Phoebe A. Haddon, dean of the University of Maryland Carey School of Law, will step down at the end of the coming school year to return to teaching, the school announced Friday.
She expects to take a year sabbatical to research "contemporary challenges in legal education" then join the Maryland law faculty.
"I truly believe that many opportunities lie ahead of us and that this institution is full of talented, committed people to take advantage of them," Haddon said in announcing her departure, according to school representatives.
University of Maryland, Baltimore President Jay A. Perman in a statement called Haddon "a deeply thoughtful leader and a staunch advocate for legal education."

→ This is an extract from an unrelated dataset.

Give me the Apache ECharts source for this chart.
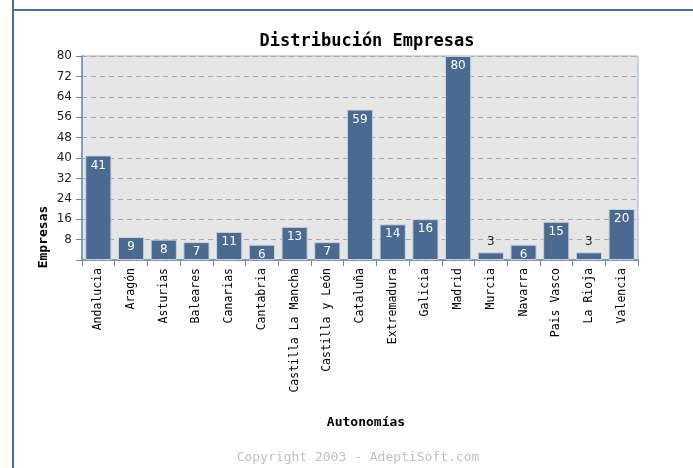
<!DOCTYPE html>
<html><head><meta charset="utf-8">
<script src="https://cdn.jsdelivr.net/npm/echarts@6/dist/echarts.min.js"></script>
<style>html,body{margin:0;padding:0;background:#fff}#c{width:693px;height:468px}</style>
</head><body><div id="c"></div>
<script>
const categories = ['Andalucia','Aragón','Asturias','Baleares','Canarias','Cantabria','Castilla La Mancha','Castilla y León','Cataluña','Extremadura','Galicia','Madrid','Murcia','Navarra','Pais Vasco','La Rioja','Valencia'];
const values = [41,9,8,7,11,6,13,7,59,14,16,80,3,6,15,3,20];
const yTicks = [8,16,24,32,40,48,56,64,72,80];
const titleText = 'Distribución Empresas';
const xName = 'Autonomías';
const yName = 'Empresas';
const footer = 'Copyright 2003 - AdeptiSoft.com';

const chart = echarts.init(document.getElementById('c'), null, {renderer:'canvas'});
const mono = '"DejaVu Sans Mono", monospace';
const sans = '"DejaVu Sans", sans-serif';
const axisColor = '#6a8ab0';
chart.setOption({
  animation:false,
  backgroundColor:'#fff',
  graphic:[
    {type:'line',shape:{x1:13,y1:0,x2:13,y2:468},style:{stroke:'#4a6fa0',lineWidth:2},silent:true},
    {type:'line',shape:{x1:12,y1:10,x2:693,y2:10},style:{stroke:'#4a6fa0',lineWidth:2},silent:true},
    {type:'text',x:367,y:42,style:{text:titleText,fontFamily:mono,fontWeight:'bold',fontSize:17,fill:'#000',textAlign:'center',textVerticalAlign:'middle'}},
    {type:'text',x:44,y:237,rotation:Math.PI/2,style:{text:yName,fontFamily:mono,fontWeight:'bold',fontSize:13,fill:'#000',textAlign:'center',textVerticalAlign:'middle'}},
    {type:'text',x:366,y:423,style:{text:xName,fontFamily:mono,fontWeight:'bold',fontSize:13,fill:'#000',textAlign:'center',textVerticalAlign:'middle'}},
    {type:'text',x:358,y:458,style:{text:footer,fontFamily:mono,fontSize:13,fill:'#c0c0c0',textAlign:'center',textVerticalAlign:'middle'}}
  ],
  grid:{left:82,right:55,top:56,bottom:208,show:true,backgroundColor:'#e6e6e6',borderColor:'#9fb3cc',borderWidth:1},
  xAxis:{type:'category',data:categories,
    axisLine:{lineStyle:{color:axisColor,width:1.5}},
    axisTick:{show:true,length:6,lineStyle:{color:axisColor}},
    axisLabel:{rotate:90,fontFamily:mono,fontSize:11.5,color:'#000',margin:8,interval:0}},
  yAxis:{type:'value',min:0,max:80,interval:8,
    axisLine:{show:true,lineStyle:{color:axisColor,width:1.5}},
    axisTick:{show:true,length:6,lineStyle:{color:axisColor}},
    axisLabel:{fontFamily:sans,fontSize:12,color:'#222',margin:10,formatter:v=>yTicks.includes(v)?String(v):''},
    splitLine:{show:true,lineStyle:{color:'#a8a8a8',type:[5,4],width:1}}},
  series:[{type:'bar',barCategoryGap:'20%',
    data:values.map(v=>({value:v,label: v<5?{position:'top',color:'#222'}:{position:'insideTop',color:'#fff'}})),
    itemStyle:{color:'#4b6a91',borderColor:'#c9d3df',borderWidth:1},
    label:{show:true,fontFamily:sans,fontSize:12,distance:4}}]
});
</script></body></html>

Haddon, a fourth-generation lawyer and teacher, came to the law school in 2009 from the Temple University Beasley School of Law, where she was a faculty member. She was the first African-American dean in the Maryland law school's 185-year history.
"I have consistently been impressed with Phoebe's leadership and vision for the law school," Christine Edwards, Chair of the Law School Board of Visitors, said in a statement. "She has worked tirelessly on behalf of the entire community raising the national and international profile of the University of Maryland Carey School of Law. Her myriad contributions will affect generations of students and we were fortunate to have her as our Dean."
Haddon increased scholarships for students while fighting tuition increases, advocated for global perspectives in legal education and highlighted the difficulty of undertaking a public service career when buried by student debt during her tenure, the school said.